The exhibition is built around 36 artworks selected from the William Farquhar Collection of Natural History Drawings. Canterbury Museum says the 200-year-old works were painted by Chinese artists in the nineteenth century and commissioned by William Farquhar, who became Singapore's first Resident and Commandant in 1819. The selected works come from a wider collection of 477 watercolours documenting plants and animals from the Malay Peninsula.
For Christchurch visitors, the draw is both visual and scientific. The museum's material highlights bearcats that smell of popcorn, flying squirrels, fish that can climb trees and the slow loris, described as the world's only venomous primate. The artworks are not modern wildlife photographs. They sit between scientific record, colonial-era collecting, Chinese artistic technique and the natural history of Southeast Asia. That makes the exhibition a useful winter event for families, art audiences, students and people interested in biodiversity.
The show also includes Voyage - Experience the William Farquhar Collection of Natural History Drawings of Southeast Asia, an immersive digital installation that brings creatures from the watercolours to life through animation. Canterbury Museum says the four-minute animated installation features 30 species and that the full collection of 477 watercolours can also be viewed on a touch screen.
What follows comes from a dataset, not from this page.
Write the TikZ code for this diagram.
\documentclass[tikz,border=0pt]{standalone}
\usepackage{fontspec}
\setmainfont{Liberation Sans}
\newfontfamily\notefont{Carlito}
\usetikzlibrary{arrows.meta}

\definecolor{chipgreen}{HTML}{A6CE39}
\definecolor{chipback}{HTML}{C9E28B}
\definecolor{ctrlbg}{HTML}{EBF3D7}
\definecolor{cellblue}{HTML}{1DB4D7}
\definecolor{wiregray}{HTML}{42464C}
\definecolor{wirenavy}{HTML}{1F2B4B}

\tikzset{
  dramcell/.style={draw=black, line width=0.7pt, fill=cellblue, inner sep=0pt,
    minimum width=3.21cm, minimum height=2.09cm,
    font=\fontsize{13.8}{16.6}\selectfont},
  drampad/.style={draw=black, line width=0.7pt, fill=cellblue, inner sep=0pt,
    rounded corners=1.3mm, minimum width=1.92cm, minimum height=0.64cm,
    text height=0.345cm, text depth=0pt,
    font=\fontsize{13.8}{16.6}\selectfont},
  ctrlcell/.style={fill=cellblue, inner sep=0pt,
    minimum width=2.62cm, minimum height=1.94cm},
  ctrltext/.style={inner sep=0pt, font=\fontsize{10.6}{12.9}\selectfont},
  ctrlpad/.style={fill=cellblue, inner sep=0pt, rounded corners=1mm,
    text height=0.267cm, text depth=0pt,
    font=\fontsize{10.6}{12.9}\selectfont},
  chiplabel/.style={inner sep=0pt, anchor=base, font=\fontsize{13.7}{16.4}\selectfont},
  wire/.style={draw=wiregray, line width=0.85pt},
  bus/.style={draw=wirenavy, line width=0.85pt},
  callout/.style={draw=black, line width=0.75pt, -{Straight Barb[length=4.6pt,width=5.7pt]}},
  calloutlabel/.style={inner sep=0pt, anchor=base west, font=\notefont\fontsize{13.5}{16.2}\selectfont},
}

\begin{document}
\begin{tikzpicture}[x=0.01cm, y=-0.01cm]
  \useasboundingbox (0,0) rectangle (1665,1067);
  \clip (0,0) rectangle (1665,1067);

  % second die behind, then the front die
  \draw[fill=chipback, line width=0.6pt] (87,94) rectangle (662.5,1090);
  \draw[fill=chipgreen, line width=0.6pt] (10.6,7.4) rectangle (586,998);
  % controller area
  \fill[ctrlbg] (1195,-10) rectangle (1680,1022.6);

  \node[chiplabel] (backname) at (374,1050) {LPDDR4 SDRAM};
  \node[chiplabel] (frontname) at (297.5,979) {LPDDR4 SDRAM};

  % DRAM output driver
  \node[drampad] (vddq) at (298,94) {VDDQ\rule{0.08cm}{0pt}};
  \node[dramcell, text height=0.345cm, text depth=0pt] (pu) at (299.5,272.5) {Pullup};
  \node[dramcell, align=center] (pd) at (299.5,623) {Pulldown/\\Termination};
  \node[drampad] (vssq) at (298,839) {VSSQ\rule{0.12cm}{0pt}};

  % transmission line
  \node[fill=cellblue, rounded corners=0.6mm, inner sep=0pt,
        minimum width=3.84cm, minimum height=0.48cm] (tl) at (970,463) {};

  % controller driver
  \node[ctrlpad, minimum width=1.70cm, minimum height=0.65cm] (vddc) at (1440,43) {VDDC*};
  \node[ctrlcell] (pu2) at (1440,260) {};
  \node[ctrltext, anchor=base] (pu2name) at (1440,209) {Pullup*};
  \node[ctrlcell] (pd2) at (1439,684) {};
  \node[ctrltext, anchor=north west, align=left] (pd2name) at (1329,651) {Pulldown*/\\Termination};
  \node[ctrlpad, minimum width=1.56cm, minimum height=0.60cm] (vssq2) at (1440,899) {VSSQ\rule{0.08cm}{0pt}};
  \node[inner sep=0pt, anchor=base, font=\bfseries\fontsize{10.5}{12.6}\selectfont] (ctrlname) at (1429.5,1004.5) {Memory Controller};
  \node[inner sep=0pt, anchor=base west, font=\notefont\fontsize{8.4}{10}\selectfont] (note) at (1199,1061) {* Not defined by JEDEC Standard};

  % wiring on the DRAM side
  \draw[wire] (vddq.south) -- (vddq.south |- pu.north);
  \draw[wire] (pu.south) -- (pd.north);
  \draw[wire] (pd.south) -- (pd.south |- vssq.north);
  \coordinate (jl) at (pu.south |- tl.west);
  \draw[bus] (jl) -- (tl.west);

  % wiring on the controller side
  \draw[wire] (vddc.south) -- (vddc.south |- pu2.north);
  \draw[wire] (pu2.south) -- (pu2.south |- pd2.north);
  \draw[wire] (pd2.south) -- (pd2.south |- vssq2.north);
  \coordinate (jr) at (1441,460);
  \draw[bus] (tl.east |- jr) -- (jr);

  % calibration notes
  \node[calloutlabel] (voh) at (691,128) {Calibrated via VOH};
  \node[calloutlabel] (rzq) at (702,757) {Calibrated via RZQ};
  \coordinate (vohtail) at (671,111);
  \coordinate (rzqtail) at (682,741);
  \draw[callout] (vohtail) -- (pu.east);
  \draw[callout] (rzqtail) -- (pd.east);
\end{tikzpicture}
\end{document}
The international partnership is part of the significance. The exhibition is on loan from the National Museum of Singapore and is being shown in New Zealand for the first time. Canterbury Museum says it is also the first time the watercolour exhibition and the digital experience have been displayed together outside Singapore. The museum frames the travelling exhibition as a natural-history contribution to more than 60 years of diplomatic relations between Singapore and New Zealand.
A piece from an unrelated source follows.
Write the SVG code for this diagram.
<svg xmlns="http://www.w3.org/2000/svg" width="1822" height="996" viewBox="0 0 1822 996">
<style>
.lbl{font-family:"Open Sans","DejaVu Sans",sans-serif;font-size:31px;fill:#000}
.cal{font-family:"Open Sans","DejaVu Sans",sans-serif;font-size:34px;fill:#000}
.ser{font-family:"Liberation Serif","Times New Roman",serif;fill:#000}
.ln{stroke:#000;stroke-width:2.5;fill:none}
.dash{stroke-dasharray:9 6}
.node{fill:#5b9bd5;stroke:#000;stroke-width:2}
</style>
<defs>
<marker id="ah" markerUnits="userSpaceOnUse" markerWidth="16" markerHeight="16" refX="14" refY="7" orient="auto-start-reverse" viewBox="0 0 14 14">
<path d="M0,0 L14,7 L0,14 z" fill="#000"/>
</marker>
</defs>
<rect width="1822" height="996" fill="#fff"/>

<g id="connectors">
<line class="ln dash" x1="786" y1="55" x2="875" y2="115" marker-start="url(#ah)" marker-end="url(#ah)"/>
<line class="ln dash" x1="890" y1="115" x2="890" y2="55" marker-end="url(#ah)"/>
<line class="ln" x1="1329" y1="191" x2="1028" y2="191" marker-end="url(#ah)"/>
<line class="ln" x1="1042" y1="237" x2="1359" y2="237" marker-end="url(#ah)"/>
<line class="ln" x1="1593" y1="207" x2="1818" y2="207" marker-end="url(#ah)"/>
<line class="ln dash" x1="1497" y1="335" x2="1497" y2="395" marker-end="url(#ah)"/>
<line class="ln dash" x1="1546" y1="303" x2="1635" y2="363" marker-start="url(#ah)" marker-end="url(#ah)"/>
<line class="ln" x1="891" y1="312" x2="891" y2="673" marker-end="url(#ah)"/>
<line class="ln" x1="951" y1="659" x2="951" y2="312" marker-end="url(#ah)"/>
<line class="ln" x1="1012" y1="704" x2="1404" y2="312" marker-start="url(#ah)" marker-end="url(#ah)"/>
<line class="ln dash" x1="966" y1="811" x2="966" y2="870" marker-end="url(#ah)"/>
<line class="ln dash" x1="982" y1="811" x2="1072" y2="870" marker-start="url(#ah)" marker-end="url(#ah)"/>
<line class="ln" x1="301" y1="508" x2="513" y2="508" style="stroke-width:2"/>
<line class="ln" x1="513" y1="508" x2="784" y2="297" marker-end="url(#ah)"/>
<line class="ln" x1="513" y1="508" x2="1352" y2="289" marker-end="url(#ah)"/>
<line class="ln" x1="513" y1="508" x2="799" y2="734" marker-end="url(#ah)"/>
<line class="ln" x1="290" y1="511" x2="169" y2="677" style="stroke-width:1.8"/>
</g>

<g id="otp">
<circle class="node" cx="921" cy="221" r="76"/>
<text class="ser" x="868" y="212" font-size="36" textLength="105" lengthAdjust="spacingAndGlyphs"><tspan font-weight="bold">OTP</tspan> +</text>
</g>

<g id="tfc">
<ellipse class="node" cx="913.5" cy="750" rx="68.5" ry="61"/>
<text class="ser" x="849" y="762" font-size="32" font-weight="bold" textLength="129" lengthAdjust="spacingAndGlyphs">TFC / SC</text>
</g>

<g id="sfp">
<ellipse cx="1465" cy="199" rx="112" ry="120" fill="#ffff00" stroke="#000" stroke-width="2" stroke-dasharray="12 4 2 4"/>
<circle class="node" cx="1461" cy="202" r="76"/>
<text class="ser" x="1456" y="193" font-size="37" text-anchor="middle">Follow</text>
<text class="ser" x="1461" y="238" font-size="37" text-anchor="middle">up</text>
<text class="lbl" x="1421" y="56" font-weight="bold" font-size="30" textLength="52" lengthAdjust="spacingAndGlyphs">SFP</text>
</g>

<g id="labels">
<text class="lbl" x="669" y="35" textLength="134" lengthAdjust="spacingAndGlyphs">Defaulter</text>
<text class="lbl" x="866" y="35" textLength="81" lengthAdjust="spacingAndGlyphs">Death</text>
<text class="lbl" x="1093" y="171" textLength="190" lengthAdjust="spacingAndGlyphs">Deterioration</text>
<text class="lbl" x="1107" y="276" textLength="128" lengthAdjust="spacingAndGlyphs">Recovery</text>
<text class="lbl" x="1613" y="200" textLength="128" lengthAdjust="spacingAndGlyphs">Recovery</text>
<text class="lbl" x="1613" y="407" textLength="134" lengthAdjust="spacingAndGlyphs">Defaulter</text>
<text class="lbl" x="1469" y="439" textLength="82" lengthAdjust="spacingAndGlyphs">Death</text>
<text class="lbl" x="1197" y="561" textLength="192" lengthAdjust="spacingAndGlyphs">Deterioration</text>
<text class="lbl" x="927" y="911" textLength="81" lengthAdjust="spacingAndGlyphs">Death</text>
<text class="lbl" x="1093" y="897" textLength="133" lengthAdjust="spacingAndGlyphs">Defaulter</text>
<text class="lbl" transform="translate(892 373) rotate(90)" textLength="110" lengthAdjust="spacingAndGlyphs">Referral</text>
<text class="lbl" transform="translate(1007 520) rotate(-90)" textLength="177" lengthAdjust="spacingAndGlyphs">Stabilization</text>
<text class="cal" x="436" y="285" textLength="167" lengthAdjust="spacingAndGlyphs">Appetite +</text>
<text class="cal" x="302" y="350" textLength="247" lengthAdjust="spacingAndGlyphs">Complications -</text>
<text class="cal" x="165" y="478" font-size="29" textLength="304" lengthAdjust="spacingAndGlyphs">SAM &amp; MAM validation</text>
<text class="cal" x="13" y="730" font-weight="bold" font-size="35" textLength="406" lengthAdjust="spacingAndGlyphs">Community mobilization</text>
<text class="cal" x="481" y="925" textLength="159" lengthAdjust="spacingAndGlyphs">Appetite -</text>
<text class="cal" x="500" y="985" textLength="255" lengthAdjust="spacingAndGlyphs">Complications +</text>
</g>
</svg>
The timing is useful for central Christchurch. Canterbury Museum's main Rolleston Avenue building is under redevelopment, so the Pop-Up at 66 Gloucester Street carries much of the museum's public presence while the larger project continues. A free exhibition running through winter and into spring gives the central city another low-cost indoor attraction at a time when weather can limit outdoor plans.
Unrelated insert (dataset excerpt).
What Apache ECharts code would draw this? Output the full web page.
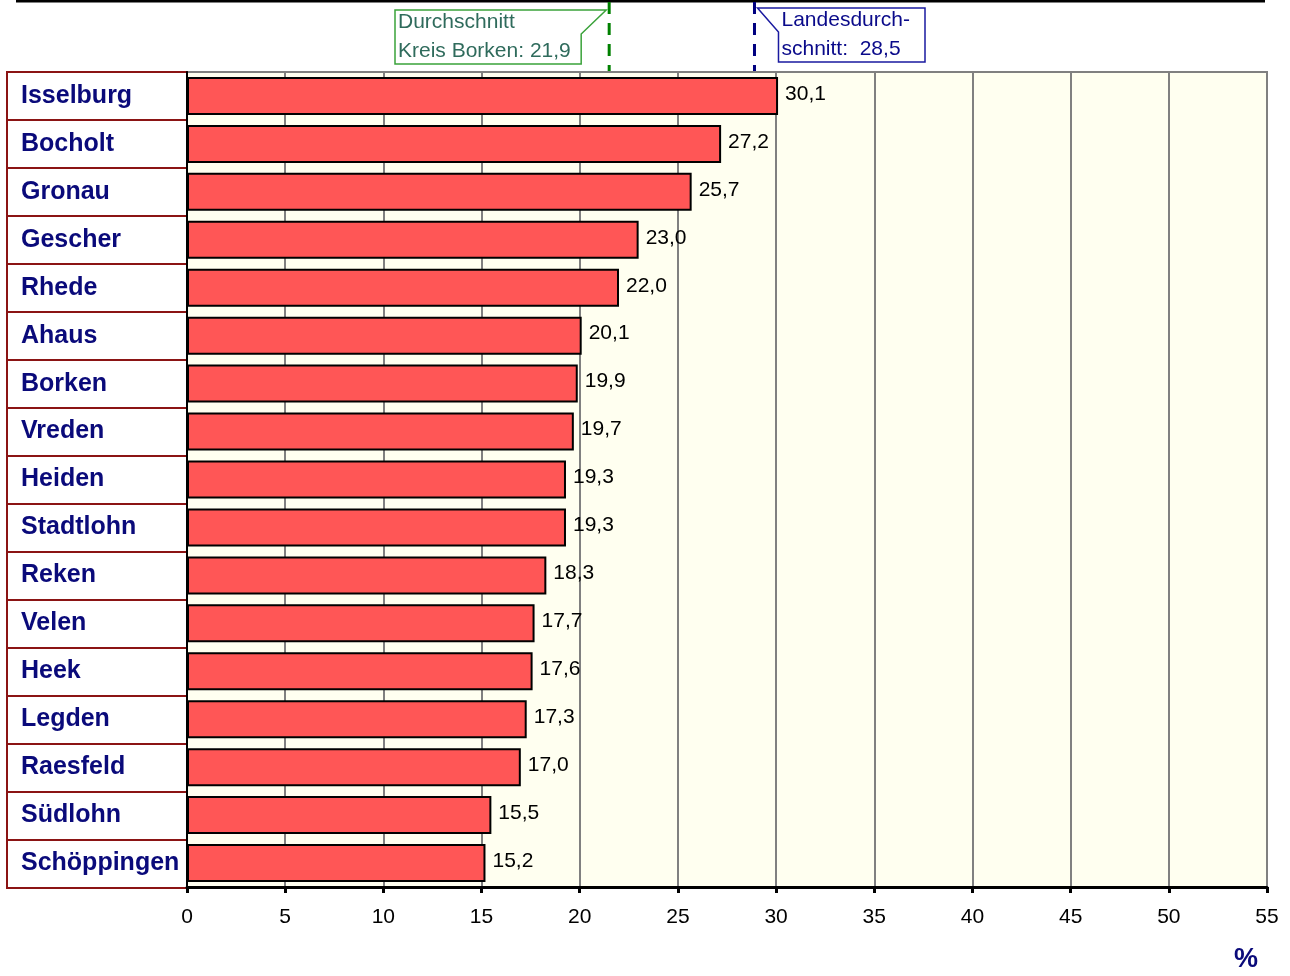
<!DOCTYPE html>
<html><head><meta charset="utf-8">
<script src="https://cdn.jsdelivr.net/npm/echarts@6/dist/echarts.min.js"></script>
<style>html,body{margin:0;padding:0;background:#fff}#c{width:1290px;height:976px}</style>
</head><body><div id="c"></div>
<script>
const categories = ['Isselburg','Bocholt','Gronau','Gescher','Rhede','Ahaus','Borken','Vreden','Heiden','Stadtlohn','Reken','Velen','Heek','Legden','Raesfeld','Südlohn','Schöppingen'];
const values = [30.1,27.2,25.7,23.0,22.0,20.1,19.9,19.7,19.3,19.3,18.3,17.7,17.6,17.3,17.0,15.5,15.2];
const refLinePositions = [21.5, 28.9];
const refLabels = [['Durchschnitt','Kreis Borken: 21,9'], ['Landesdurch-','schnitt:  28,5']];
const xTicks = {min:0, max:55, interval:5};

const chart = echarts.init(document.getElementById('c'));
const FONT = 'Liberation Sans, Arial, sans-serif';
const fmt = v => v.toFixed(1).replace('.', ',');

chart.setOption({
  animation:false,
  backgroundColor:'#ffffff',
  grid:[
    {left:187, right:23, top:72, bottom:89, show:true, backgroundColor:'#fffff0', borderColor:'#808080', borderWidth:2},
    {left:7, width:180, top:72, bottom:88, show:true, backgroundColor:'#ffffff', borderColor:'#8b1414', borderWidth:2}
  ],
  xAxis:[
    {type:'value', gridIndex:0, min:xTicks.min, max:xTicks.max, interval:xTicks.interval,
     axisLine:{show:true, lineStyle:{color:'#000', width:3}},
     axisTick:{show:true, length:6, lineStyle:{color:'#000', width:3}},
     axisLabel:{color:'#000', fontSize:21, fontFamily:FONT, margin:20},
     splitLine:{show:true, lineStyle:{color:'#808080', width:2}}},
    {type:'value', gridIndex:1, show:false, min:0, max:1}
  ],
  yAxis:[
    {type:'category', gridIndex:0, data:categories, inverse:true,
     axisLine:{show:true, lineStyle:{color:'#000', width:2}},
     axisTick:{show:false},
     axisLabel:{align:'left', margin:166, color:'#0a0a7a', fontSize:25, fontWeight:'bold', fontFamily:FONT},
     splitLine:{show:false}},
    {type:'category', gridIndex:1, data:categories, inverse:true,
     axisLine:{show:false}, axisTick:{show:false}, axisLabel:{show:false},
     splitLine:{show:true, lineStyle:{color:'#8b1414', width:2}}}
  ],
  series:[{
    type:'bar', xAxisIndex:0, yAxisIndex:0, data:values, barWidth:38,
    itemStyle:{color:'#ff5656', borderColor:'#000', borderWidth:2},
    label:{show:true, position:'right', distance:7, offset:[0,-2], color:'#000', fontSize:21, fontFamily:FONT,
      formatter:p => fmt(p.value)}
  }]
});

const gx = refLinePositions.map(v => chart.convertToPixel({xAxisIndex:0}, v));
const g = gx[0], b = gx[1];
chart.setOption({graphic:[
  {type:'line', shape:{x1:16, y1:1, x2:1265, y2:1}, style:{stroke:'#000', lineWidth:3}, z:10},
  {type:'line', shape:{x1:g, y1:2, x2:g, y2:71}, style:{stroke:'#008000', lineWidth:3, lineDash:[12,9]}, z:10},
  {type:'line', shape:{x1:b, y1:2, x2:b, y2:71}, style:{stroke:'#000080', lineWidth:3, lineDash:[12,9]}, z:10},
  {type:'polygon', shape:{points:[[395,10],[g-3,10],[g-28,34],[g-28,64],[395,64]]},
   style:{fill:'#fff', stroke:'#3aa23a', lineWidth:1.5}, z:10},
  {type:'text', left:398, top:12, style:{text:refLabels[0][0], fill:'#2f6b5c', font:'21px '+FONT}, z:11},
  {type:'text', left:398, top:41, style:{text:refLabels[0][1], fill:'#2f6b5c', font:'21px '+FONT}, z:11},
  {type:'polygon', shape:{points:[[b+3,8],[925,8],[925,62],[b+24,62],[b+24,32]]},
   style:{fill:'#fff', stroke:'#1a1aa0', lineWidth:1.5}, z:10},
  {type:'text', left:b+27, top:10, style:{text:refLabels[1][0], fill:'#0a0a8a', font:'21px '+FONT}, z:11},
  {type:'text', left:b+27, top:39, style:{text:refLabels[1][1], fill:'#0a0a8a', font:'21px '+FONT}, z:11},
  {type:'text', left:1234, top:946, style:{text:'%', fill:'#0a0a7a', font:'bold 27px '+FONT}, z:11}
]});
</script></body></html>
It also gives the museum a way to offer international content without losing its educational role. The exhibition asks visitors to look closely at animals, habitats, art-making and environmental change. Some of the creatures shown are strange or charismatic, but the deeper theme is how humans have recorded, interpreted and affected the natural world.
For families, the practical details are straightforward. The exhibition is at Canterbury Museum Pop-Up, 66 Gloucester Street, and entry is free with donations appreciated. Newsline's weekend guide lists the Pop-Up hours as 9am to 5pm for the exhibition period. Visitors should check the museum's current listing before travelling, especially around public holidays or group visits.
For Christchurch, the exhibition is more than a school-holiday option. It connects the city to a major Singapore collection, gives the Pop-Up a fresh anchor event and offers a rare chance to see historical natural-history artworks alongside contemporary digital interpretation. In a week crowded with budget and transport decisions, it is a quieter but still important cultural opening.